While the political pundits discuss immigration reform and enforcement in an election year, a new study reveals that immigration laws affect real people, including many U.S. citizens. A recent federal report includes new information that has reportedly never before been released by federal officials.

During the first six months of 2011, the U.S government deported more than 46,000 immigrants who said that they were a parent of a United States citizen. The report indicates that nearly 22,000 additional immigrants with a citizen child have been ordered removed from the country, but have remained.

The first time report on statistics involving the deportation of parents of U.S. citizens followed a congressional directive to begin collecting such data. Congress directed Immigration and Customs Enforcement to begin collecting the data in 2010. The recent statistics were presented in a report to Congress last week.

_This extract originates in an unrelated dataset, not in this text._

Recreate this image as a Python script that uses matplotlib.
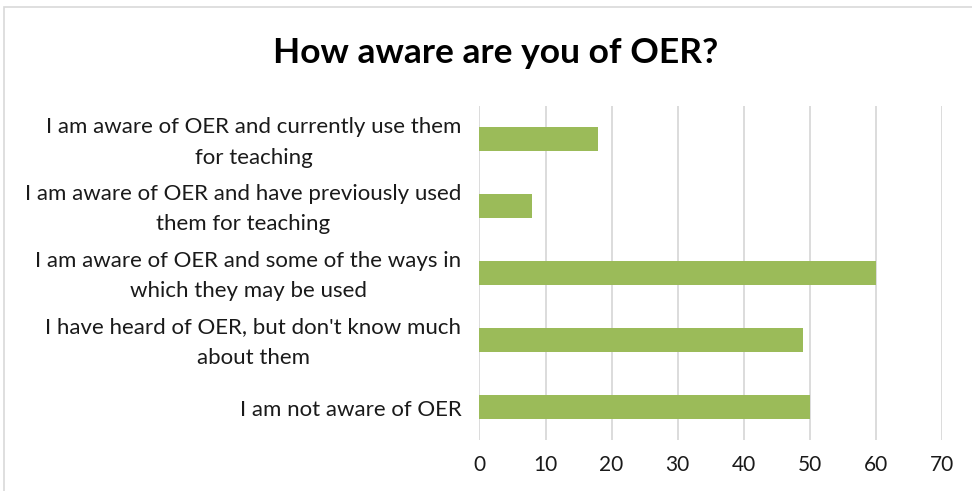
import numpy as np
import matplotlib.pyplot as plt
from matplotlib.patches import Rectangle
from matplotlib.transforms import ScaledTranslation

# data, top to bottom as shown
labels = [
    "I am aware of OER and currently use them\nfor teaching",
    "I am aware of OER and have previously used\nthem for teaching",
    "I am aware of OER and some of the ways in\nwhich they may be used",
    "I have heard of OER, but don't know much\nabout them",
    "I am not aware of OER",
]
values = [18, 8, 60, 49, 50]
xticks = [0, 10, 20, 30, 40, 50, 60, 70]

plt.rcParams['font.family'] = ['Lato', 'DejaVu Sans']

fig = plt.figure(figsize=(9.72, 4.91), dpi=100)
ax = fig.add_axes([0.4933, 0.1039, 0.4755, 0.6802])

y = np.arange(len(labels))
ax.barh(y, values, height=0.36, color='#9BBB59', zorder=3)
ax.set_ylim(len(labels) - 0.5, -0.5)
ax.set_xlim(0, 70)
ax.set_xticks(xticks)
ax.set_yticks(y)
ax.set_yticklabels([])
ax.tick_params(axis='y', length=0)
ax.tick_params(axis='x', length=0, pad=11, labelsize=15, labelcolor='#1a1a1a')
ax.grid(axis='x', color='#D9D9D9', linewidth=1.3, zorder=0)
for s in ax.spines.values():
    s.set_visible(False)

# category labels, right-aligned beside the bars
shift = ax.get_yaxis_transform() + ScaledTranslation(-18 / 100, -3 / 100, fig.dpi_scale_trans)
for yi, lab in zip(y, labels):
    ax.text(0, yi, lab, transform=shift, ha='right', va='center',
            multialignment='center', linespacing=1.65, fontsize=16, color='#1a1a1a')

fig.text(0.51, 0.893, "How aware are you of OER?", ha='center', va='center',
         fontsize=25.5, fontweight='bold', color='black')

# outer chart border
fig.patches.append(Rectangle((4 / 972, -0.1), 1.2, 1.1 - 7 / 491,
                             transform=fig.transFigure, fill=False,
                             edgecolor='#D9D9D9', linewidth=1.2))

fig.savefig('out.png', dpi=100)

Federal immigration officials say that they have focused on bringing removal proceedings and other immigration efforts to deport immigrants with criminal convictions. The Secretary of the Department of Homeland Security, Janet Napolitano, said this week that she is concerned about the U.S. citizen children left behind after a parent has been deported, but she says the majority of the parents of citizens who were deported in the collected data were immigrants with convictions.

She says that our number one concern should be about what is happening with the children. But she also says that "the plain fact of the matter is having a child in and of itself does not bestow citizenship."

Critics of the current immigration policies say that the deportations of parents of U.S. citizens are tearing families apart. One U.S. Representative says the ICE report to Congress "is the latest example of the terrible toll our broken immigration system is taking on families." She says that our country "can't continue to claim to value families while deporting parents in the tens of thousands." The Representative had requested that ICE compile the report.